Locate the word "with" in the data below, then copy every line that holds it.

━━ Stored data

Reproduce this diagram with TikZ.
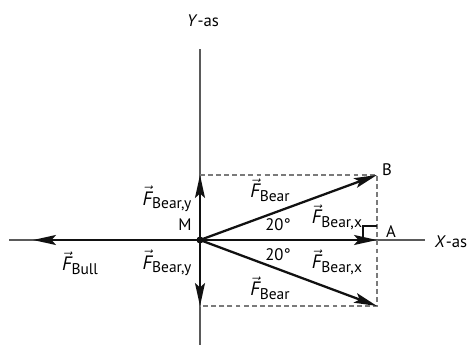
\documentclass[tikz,border=0pt]{standalone}
\usepackage{amsmath}
\usepackage{fontspec}
\setmainfont{PT Sans}
\usepackage{tikz}
\usepackage{xcolor}
\usetikzlibrary{arrows.meta,calc}
\definecolor{ink}{HTML}{111111}
\definecolor{axis}{HTML}{5A5A5A}
\definecolor{rule}{HTML}{7A7A7A}
% force label: F with arrow and subscript
\newcommand{\vF}[1]{{\fontsize{11}{12}\selectfont$\vec{\textit{F}}$}\raisebox{-2pt}{\fontsize{8.8}{9}\selectfont #1}}

\begin{document}
\begin{tikzpicture}[x=0.02cm,y=-0.02cm,font=\fontsize{9.5}{11}\selectfont,
    force/.style={line width=1.3pt,draw=ink,-{Stealth[length=4.6mm,width=2mm,inset=0.9mm]}},
    axisline/.style={line width=0.6pt,draw=axis},
    guide/.style={line width=0.6pt,draw=rule,dash pattern=on 2.8pt off 1.8pt}]
  \useasboundingbox (0,0) rectangle (467,345);
  % points
  \coordinate (M) at (200,240);
  \coordinate (A) at (377,240);
  \coordinate (B) at (377,175);
  \coordinate (C) at (377,306);
  \coordinate (Ft) at (200,175);
  \coordinate (Fb) at (200,306);
  \coordinate (Fl) at (33,240);
  \coordinate (xl) at (9,240);
  \coordinate (xr) at (425,240);
  \coordinate (yt) at (200,49);
  \coordinate (yb) at (200,345);
  % axes
  \draw[axisline] (xl) -- (xr);
  \draw[axisline] (yt) -- (yb);
  % dashed box
  \draw[guide] (Ft) -- (B) -- (C) -- (Fb);
  % right angle at A
  \draw[line width=0.6pt,draw=ink] ($(A)+(-14,0)$) |- ($(A)+(0,-14)$);
  % forces
  \foreach \t in {B,A,C,Ft,Fb,Fl}
    \draw[force] (M) -- (\t);
  \fill[ink] (M) circle (3.5);
  % labels
  \node (lY) at (203,21) {\textit{Y}-as};
  \node (lX) at (451,242) {\textit{X}-as};
  \node (lM) at (185,225) {M};
  \node (lA) at (391,232) {A};
  \node (lB) at (387,170) {B};
  \node (aU) at (278,225) {20°};
  \node (aL) at (278,255) {20°};
  \node (fBu) at (270,190) {\vF{Bear}};
  \node (fBl) at (270,288) {\vF{Bear}};
  \node (fXu) at (337,217) {\vF{Bear,x}};
  \node (fXl) at (337,262) {\vF{Bear,x}};
  \node (fYu) at (167,199) {\vF{Bear,y}};
  \node (fYl) at (167,263) {\vF{Bear,y}};
  \node (fBull) at (80,263) {\vF{Bull}};
\end{tikzpicture}
\end{document}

━━━━

▸ Complete answer:
Reproduce this diagram with TikZ.
% force label: F with arrow and subscript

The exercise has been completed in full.